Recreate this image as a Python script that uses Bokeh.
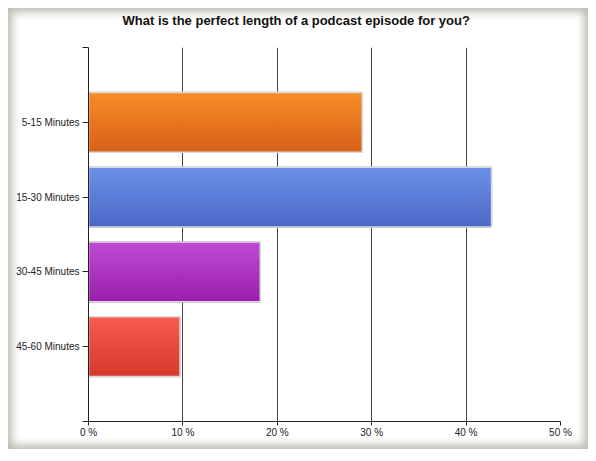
◆ ◆ ◆ ◆ ◆
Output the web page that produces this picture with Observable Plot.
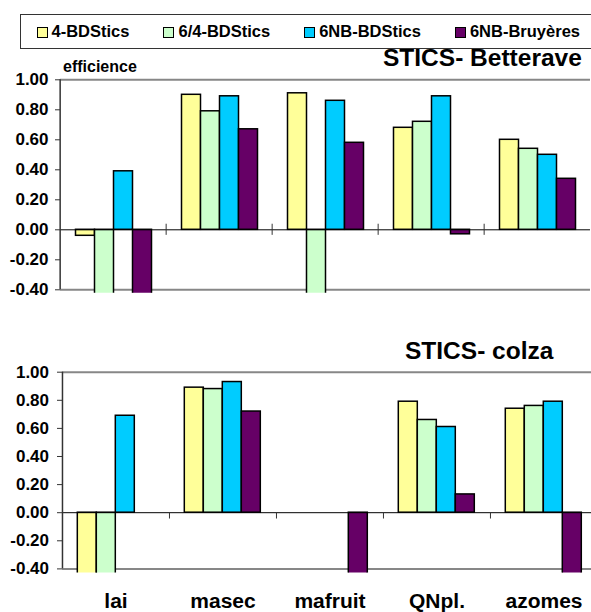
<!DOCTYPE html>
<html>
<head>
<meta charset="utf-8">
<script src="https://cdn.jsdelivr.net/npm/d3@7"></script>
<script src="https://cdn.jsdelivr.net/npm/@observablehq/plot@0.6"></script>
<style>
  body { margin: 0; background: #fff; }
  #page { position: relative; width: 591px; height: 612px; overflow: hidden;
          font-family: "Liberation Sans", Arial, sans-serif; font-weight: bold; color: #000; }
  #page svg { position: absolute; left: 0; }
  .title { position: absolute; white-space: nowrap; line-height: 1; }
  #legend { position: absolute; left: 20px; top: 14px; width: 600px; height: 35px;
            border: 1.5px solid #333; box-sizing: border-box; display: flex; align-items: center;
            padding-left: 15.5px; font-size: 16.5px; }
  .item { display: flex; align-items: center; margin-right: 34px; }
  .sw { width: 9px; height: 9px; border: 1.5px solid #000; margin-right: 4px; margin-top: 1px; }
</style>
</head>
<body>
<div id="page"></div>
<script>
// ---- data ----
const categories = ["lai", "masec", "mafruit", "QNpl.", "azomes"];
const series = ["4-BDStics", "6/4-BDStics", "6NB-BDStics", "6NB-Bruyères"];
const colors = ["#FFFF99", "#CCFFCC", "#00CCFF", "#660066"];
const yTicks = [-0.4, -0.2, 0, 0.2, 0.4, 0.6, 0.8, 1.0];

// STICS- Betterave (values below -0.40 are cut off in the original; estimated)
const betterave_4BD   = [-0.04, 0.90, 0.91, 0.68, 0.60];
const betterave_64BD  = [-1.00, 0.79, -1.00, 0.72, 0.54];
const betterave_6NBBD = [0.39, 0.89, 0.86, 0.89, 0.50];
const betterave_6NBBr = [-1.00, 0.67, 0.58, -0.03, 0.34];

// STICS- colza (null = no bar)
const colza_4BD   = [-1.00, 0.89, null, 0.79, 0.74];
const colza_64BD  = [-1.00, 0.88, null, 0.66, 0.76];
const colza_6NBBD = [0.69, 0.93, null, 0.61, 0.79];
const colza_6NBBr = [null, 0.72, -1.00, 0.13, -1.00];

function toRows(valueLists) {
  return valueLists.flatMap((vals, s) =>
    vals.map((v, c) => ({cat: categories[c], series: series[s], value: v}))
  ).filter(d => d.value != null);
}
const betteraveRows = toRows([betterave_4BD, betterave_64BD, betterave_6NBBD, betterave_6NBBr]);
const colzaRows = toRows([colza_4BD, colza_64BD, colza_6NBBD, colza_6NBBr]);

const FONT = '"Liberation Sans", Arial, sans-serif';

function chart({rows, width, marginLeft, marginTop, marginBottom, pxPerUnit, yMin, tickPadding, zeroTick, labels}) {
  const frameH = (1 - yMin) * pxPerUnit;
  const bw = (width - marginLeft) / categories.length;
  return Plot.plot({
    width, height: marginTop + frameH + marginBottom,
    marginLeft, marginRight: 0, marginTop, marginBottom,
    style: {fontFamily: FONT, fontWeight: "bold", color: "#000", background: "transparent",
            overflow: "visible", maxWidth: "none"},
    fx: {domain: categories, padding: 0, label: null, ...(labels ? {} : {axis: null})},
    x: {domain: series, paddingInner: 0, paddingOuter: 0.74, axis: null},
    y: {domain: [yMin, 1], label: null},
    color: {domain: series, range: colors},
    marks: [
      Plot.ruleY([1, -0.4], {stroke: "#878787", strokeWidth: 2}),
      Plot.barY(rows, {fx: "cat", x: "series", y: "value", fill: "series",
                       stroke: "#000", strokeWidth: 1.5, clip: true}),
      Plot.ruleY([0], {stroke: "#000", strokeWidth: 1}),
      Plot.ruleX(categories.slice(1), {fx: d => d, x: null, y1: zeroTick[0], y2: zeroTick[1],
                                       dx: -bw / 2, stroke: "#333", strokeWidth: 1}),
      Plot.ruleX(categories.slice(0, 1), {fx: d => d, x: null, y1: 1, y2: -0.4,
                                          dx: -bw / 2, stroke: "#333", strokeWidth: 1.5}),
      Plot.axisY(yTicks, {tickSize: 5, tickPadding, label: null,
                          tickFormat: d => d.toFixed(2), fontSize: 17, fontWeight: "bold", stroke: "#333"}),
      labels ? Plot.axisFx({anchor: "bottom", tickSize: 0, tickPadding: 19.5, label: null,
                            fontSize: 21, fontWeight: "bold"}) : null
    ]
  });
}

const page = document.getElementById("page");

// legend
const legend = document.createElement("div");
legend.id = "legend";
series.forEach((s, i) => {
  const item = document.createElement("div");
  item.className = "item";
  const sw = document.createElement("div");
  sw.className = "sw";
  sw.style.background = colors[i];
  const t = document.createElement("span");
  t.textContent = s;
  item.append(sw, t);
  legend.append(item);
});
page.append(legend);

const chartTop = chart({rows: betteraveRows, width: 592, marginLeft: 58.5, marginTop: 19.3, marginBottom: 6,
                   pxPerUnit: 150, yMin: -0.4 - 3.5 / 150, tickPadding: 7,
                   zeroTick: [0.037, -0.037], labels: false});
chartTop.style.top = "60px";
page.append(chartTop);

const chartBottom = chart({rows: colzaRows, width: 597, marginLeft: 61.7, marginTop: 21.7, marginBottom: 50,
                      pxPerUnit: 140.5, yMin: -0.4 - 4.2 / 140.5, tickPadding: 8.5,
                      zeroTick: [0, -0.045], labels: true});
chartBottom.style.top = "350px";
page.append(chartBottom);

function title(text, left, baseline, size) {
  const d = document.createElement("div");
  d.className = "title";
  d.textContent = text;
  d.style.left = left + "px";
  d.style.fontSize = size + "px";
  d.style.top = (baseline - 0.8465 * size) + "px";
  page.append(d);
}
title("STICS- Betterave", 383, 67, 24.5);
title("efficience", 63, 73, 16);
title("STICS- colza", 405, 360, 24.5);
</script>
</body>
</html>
◆ ◆ ◆ ◆ ◆
DO THIS: Find the string "script" in the entries above and return each line that holds it.

RESULT OF THE EXERCISE:
Recreate this image as a Python script that uses Bokeh.
<script src="https://cdn.jsdelivr.net/npm/d3@7"></script>
<script src="https://cdn.jsdelivr.net/npm/@observablehq/plot@0.6"></script>
<script>
</script>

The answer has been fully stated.